## Information shown
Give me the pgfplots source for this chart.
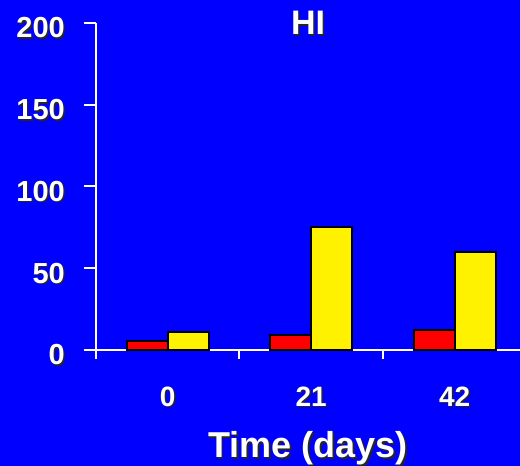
\documentclass[border=0pt]{standalone}
\usepackage{pgfplots}
\pgfplotsset{compat=1.18}
\usepackage{pgfplotstable}
\usepackage{fontspec}
\setmainfont{Liberation Sans}
\definecolor{slideblue}{RGB}{0,0,255}
% white text with a dark drop shadow
\newcommand\sh[1]{\leavevmode\rlap{\hspace{1.5pt}\raisebox{-1.5pt}{\color{black!85}#1}}#1}

\pgfplotstableread{
x red yellow
0 5.5 11
1 9 75.5
2 12 60
}\hiData

\begin{document}
\begin{tikzpicture}
\useasboundingbox (0,0) rectangle (520pt,466pt);
\fill[slideblue] (0,0) rectangle (520pt,466pt);
\begin{axis}[
  at={(96pt,116pt)}, anchor=south west,
  scale only axis, width=424pt, height=327pt,
  xmin=-0.5, xmax=2.455, ymin=0, ymax=200,
  axis lines*=left,
  axis line style={white, line width=2pt},
  x axis line style={shorten <=-12pt},
  tick align=outside,
  major tick length=12pt,
  minor tick length=9pt,
  ytick={0,50,100,150,200},
  yticklabel={\sh{\pgfmathprintnumber[assume math mode=true]{\tick}}},
  yticklabel style={font=\fontsize{29}{29}\selectfont\bfseries, text=white, anchor=base east, inner sep=0pt, xshift=-19pt, yshift=-15pt},
  ytick style={white, line width=2pt},
  xtick={0,1,2},
  xticklabels={\sh{0},\sh{21},\sh{42}},
  major x tick style={draw=none},
  minor xtick={-0.5,0.5,1.5},
  minor x tick style={white, line width=2pt},
  xticklabel style={font=\fontsize{28}{28}\selectfont\bfseries, text=white, anchor=base, inner sep=0pt, yshift=-44pt},
  title={\sh{HI}},
  title style={font=\fontsize{34}{34}\selectfont\bfseries, text=white, at={(rel axis cs:0.5,1)}, anchor=base, yshift=-18pt, inner sep=0pt},
  xlabel={\sh{Time (days)}},
  xlabel style={font=\fontsize{36}{36}\selectfont\bfseries, text=white, at={(rel axis cs:0.5,0)}, anchor=base, yshift=-108pt, inner sep=0pt},
  ybar=0pt, bar width=41pt,
  clip=false,
]
\addplot[ybar, fill=red, draw=black, line width=2pt] table[x=x, y=red] {\hiData};
\addplot[ybar, fill=yellow, draw=black, line width=2pt] table[x=x, y=yellow] {\hiData};
\end{axis}
\end{tikzpicture}
\end{document}
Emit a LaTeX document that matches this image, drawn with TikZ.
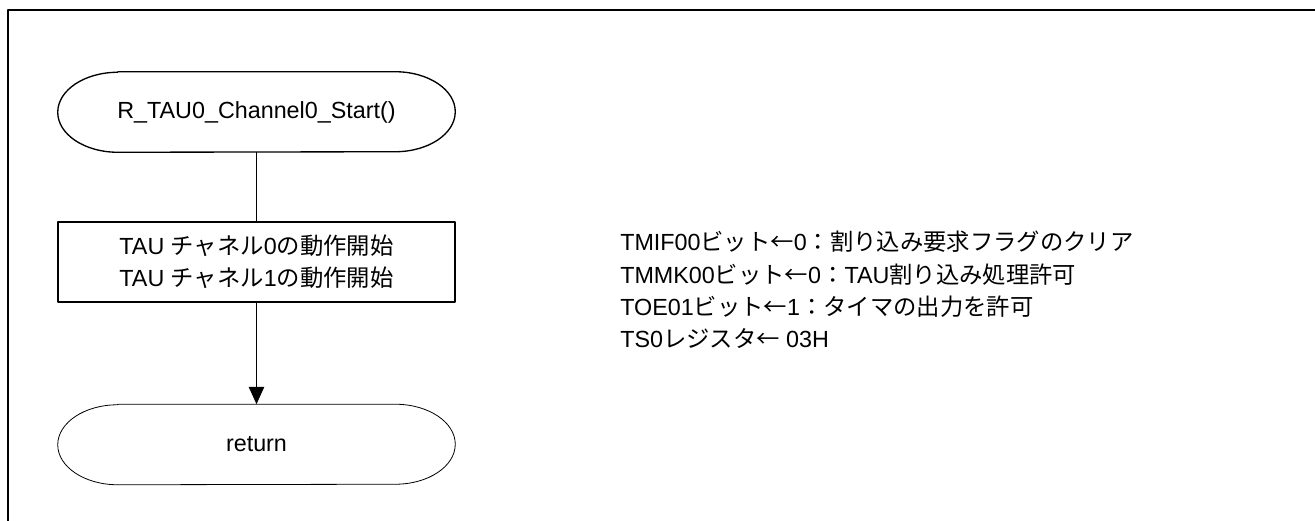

## Exercise
Print the records above exactly as they stand, but leave out the pictures.

## Finished task
Give me the pgfplots source for this chart.
\documentclass[border=0pt]{standalone}
\usepackage{pgfplots}
\pgfplotsset{compat=1.18}
\usepackage{pgfplotstable}
\usepackage{fontspec}
\setmainfont{Liberation Sans}
\definecolor{slideblue}{RGB}{0,0,255}
% white text with a dark drop shadow
\newcommand\sh[1]{\leavevmode\rlap{\hspace{1.5pt}\raisebox{-1.5pt}{\color{black!85}#1}}#1}

\pgfplotstableread{
x red yellow
0 5.5 11
1 9 75.5
2 12 60
}\hiData

\begin{document}
\begin{tikzpicture}
\useasboundingbox (0,0) rectangle (520pt,466pt);
\fill[slideblue] (0,0) rectangle (520pt,466pt);
\begin{axis}[
  at={(96pt,116pt)}, anchor=south west,
  scale only axis, width=424pt, height=327pt,
  xmin=-0.5, xmax=2.455, ymin=0, ymax=200,
  axis lines*=left,
  axis line style={white, line width=2pt},
  x axis line style={shorten <=-12pt},
  tick align=outside,
  major tick length=12pt,
  minor tick length=9pt,
  ytick={0,50,100,150,200},
  yticklabel={\sh{\pgfmathprintnumber[assume math mode=true]{\tick}}},
  yticklabel style={font=\fontsize{29}{29}\selectfont\bfseries, text=white, anchor=base east, inner sep=0pt, xshift=-19pt, yshift=-15pt},
  ytick style={white, line width=2pt},
  xtick={0,1,2},
  xticklabels={\sh{0},\sh{21},\sh{42}},
  major x tick style={draw=none},
  minor xtick={-0.5,0.5,1.5},
  minor x tick style={white, line width=2pt},
  xticklabel style={font=\fontsize{28}{28}\selectfont\bfseries, text=white, anchor=base, inner sep=0pt, yshift=-44pt},
  title={\sh{HI}},
  title style={font=\fontsize{34}{34}\selectfont\bfseries, text=white, at={(rel axis cs:0.5,1)}, anchor=base, yshift=-18pt, inner sep=0pt},
  xlabel={\sh{Time (days)}},
  xlabel style={font=\fontsize{36}{36}\selectfont\bfseries, text=white, at={(rel axis cs:0.5,0)}, anchor=base, yshift=-108pt, inner sep=0pt},
  ybar=0pt, bar width=41pt,
  clip=false,
]
\addplot[ybar, fill=red, draw=black, line width=2pt] table[x=x, y=red] {\hiData};
\addplot[ybar, fill=yellow, draw=black, line width=2pt] table[x=x, y=yellow] {\hiData};
\end{axis}
\end{tikzpicture}
\end{document}
Emit a LaTeX document that matches this image, drawn with TikZ.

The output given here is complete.